Despite having no explicit relationship to games in the series, (in the same way that games in the series have no explicit relationship to each other) Final Fantasy: The Spirits Within is definitely a “Final Fantasy” movie. For those of you who don't know the movie, the plot can be summed up as such:

The film is set in a post apocalyptic world where humanity has dropped the ball, and been forced to cede mastery of the earth to a more adapted, (arguably) less intelligent species. Humanity is slowly being pushed to extinction. Enter a young woman, who's able to save the day by seeing the planet as the victim of, rather than the giver of pain, but not before she butts heads with the worst that humanity has to offer in terms of selfishness and short-sightedness.

Those of who who've already heard my deal on this probably already know where this is going, but does this sound familiar? That's just a plot synopsis of Nausicaa of the Valley of the Wind, goodness knows I reference it often enough on here.

The similarity is intentional, mind you. Even the opening scene of The Spirits Within is an homage to Nausicaa: the main character running around in the depths of the post-apocalyptic world, weaponless, observing the otherworldly beauty of the supposedly ruined surface of the earth.

Given that Miyazaki can pretty much be credited with single handedly shaping the face of Japanese environmentalism, and, more important to the discussion, popularizing the “Gaia hypothesis” (the suggestion that the earth itself is a kind of living organism), there can be very little doubt that Miyazaki, probably unintentionally, shaped the face of the Final Fantasy series, and by extension, Japanese Role Playing Games in almost all their forms.

(I'm glossing over drawing the line between early Final Fantasy and Miyazaki because it's merely a stepping stone to my point regarding the Final Fantasy film, but if there's enough support, I might go back and write more on the tangential topic of the environmentalism contained in early Final Fantasies)

When a big blockbuster is made out of a book, TV show, game, or comic, and it sucks, it's usually blasted for being somehow “untrue” to the original Intellectual Property from which it was derived (provided the original IP was any good in the first place): League of Extraordinary Gentlemen, Starship Troopers, Resident Evil, the list goes on.

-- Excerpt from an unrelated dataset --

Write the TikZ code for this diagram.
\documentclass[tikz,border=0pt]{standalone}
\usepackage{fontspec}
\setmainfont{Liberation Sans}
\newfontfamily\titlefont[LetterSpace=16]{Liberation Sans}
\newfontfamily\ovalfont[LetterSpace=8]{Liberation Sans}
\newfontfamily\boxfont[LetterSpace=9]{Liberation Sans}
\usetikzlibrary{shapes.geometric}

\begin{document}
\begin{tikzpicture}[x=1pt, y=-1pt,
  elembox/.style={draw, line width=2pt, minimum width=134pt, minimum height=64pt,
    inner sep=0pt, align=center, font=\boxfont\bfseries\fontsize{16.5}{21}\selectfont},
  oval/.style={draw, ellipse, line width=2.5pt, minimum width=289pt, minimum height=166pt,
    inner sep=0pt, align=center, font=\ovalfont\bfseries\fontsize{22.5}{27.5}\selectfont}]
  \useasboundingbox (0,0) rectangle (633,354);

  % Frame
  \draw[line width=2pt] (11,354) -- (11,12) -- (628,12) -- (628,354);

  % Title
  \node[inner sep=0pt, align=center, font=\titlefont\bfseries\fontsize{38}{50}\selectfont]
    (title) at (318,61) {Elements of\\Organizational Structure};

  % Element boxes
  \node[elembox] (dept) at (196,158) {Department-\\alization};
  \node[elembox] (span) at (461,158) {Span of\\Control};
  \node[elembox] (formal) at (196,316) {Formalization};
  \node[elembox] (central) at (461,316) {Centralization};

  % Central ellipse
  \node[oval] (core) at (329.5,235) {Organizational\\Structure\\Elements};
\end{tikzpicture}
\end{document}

And yet, The Spirits Within is the perfect counter example to this trend. Given that Final Fantasy was so heavily shaped by Miyazaki, what could be more representative of the IP than a giant homage to the quintessential Miyazaki film? Nonetheless, the movie just wasn't all that good.

Why?

I could go on and pick apart every little part of The Spirits Within, and talk about how this didn't work, or that could have been better, but that wouldn't really get us anywhere. Instead, I submit, for those of you (myself included) who are Final Fantasy fans but didn't like The Spirits Within, that the Final Fantasy that exists in your head is just better than the actual Final Fantasy. A friend of mine has been telling me for quite a while that the reason why he liked Final Fantasy 6 so much better than any subsequent ones is because Final Fantasy 6 had poor enough graphics, and just the right about of vagueness in the dialog to leave things up to his imagination. He's just exceptionally aware and up front about what I think virtually everyone who grew up playing video games (particularly RPGs) does: Fill in the gaps with their own imagination.

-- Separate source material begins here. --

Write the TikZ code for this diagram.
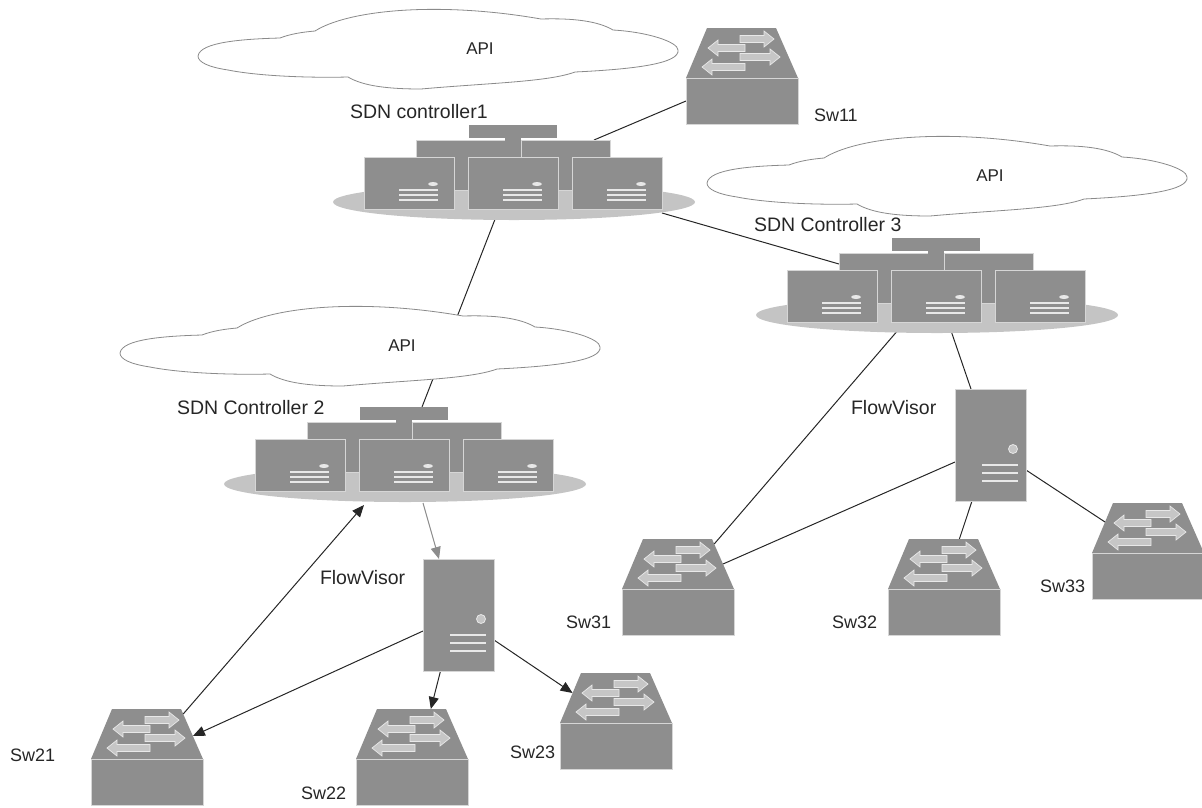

There's very little actual time, if you go back and play the first disc of Final Fantasy 7, devoted to building the relationship between Cloud and Aeris, but the player nonetheless understands what the nature of the relationship is supposed to be, and can fill in the rest. The gravity of Aeris's death is less based on the quality of the relationship built within the confines of the actual game, and much much more on the quality of the relationship that exists within the player's head.

At first glance, this seems so obvious as to be meaningless. Of course the player's experience is incredibly important in how they experience a game. If I hate Japanese RPGs, I'm not going to get invested enough to care about any of the character development, let alone the death of a character part of the way through the game. It's not even that revolutionary or meaningful, I think, to suggest that the reality of the game is less important than the player's projection onto it.

So why did Final Fantasy: The Spirits Within disappoint? I could make an analogy about how trying to duplicate a Miyazaki movie is like trying to cover “Born to Run” with your garage band (read: a bad idea, don't invite comparison), but I think the truth of the matter is that the actual Final Fantasy IP is just not as good as the “Final Fantasy” that exists in the consciousness of the people who saw The Spirits Within.

This isn't just me whining about how fanboys are never satisfied, and how everybody and their mother has a secret Sephiroth/Vincent slash fic under their mattress. (Is it still a slash fic if they're from the same IP? I don't keep up on my definitions.) The fact is, there's a lot less to Metroid than everyone thinks too. I remember not even understanding that Samus without her suit on was the same character in the original Metroid. I thought it was a second character for the two player version that I didn't know how to unlock. She didn't even have a clear physical appearance until Super Metroid, and only that if you could beat the game in under three hours.

Nonetheless, the environments in Super Metroid were so evocative, those with overactive imaginations (a hallmark of the geek) couldn't help but speculate about the events surrounding them. Would their explanations (if they existed) be as good as the vague sense of wonder the game left you with? I doubt it.

How many of you remember being impressed with the romance between Locke and Celes? I know I was. Well, surprise, the number of lines out of either of them that can be assumed to have an even vaguely romantic connotation number under 25. You get a few more lines when you tack on anything he says about Rachel, but at the heart of it, there's nothing there. Nonetheless, people, myself included, ate it up.

So, is this a bad thing? Hardly. Nonetheless, any attempt to flush out all the dark corners of an IP, especially in a movie, is doomed to failure. Those little niggling aspects (sometimes those big niggling aspects) are always better left to the imagination. Just like how the histories I made up for the locations in Legend of Mana were way better than the actual histories, Braid captured the imagination of the Internet community because of how much it left unsaid.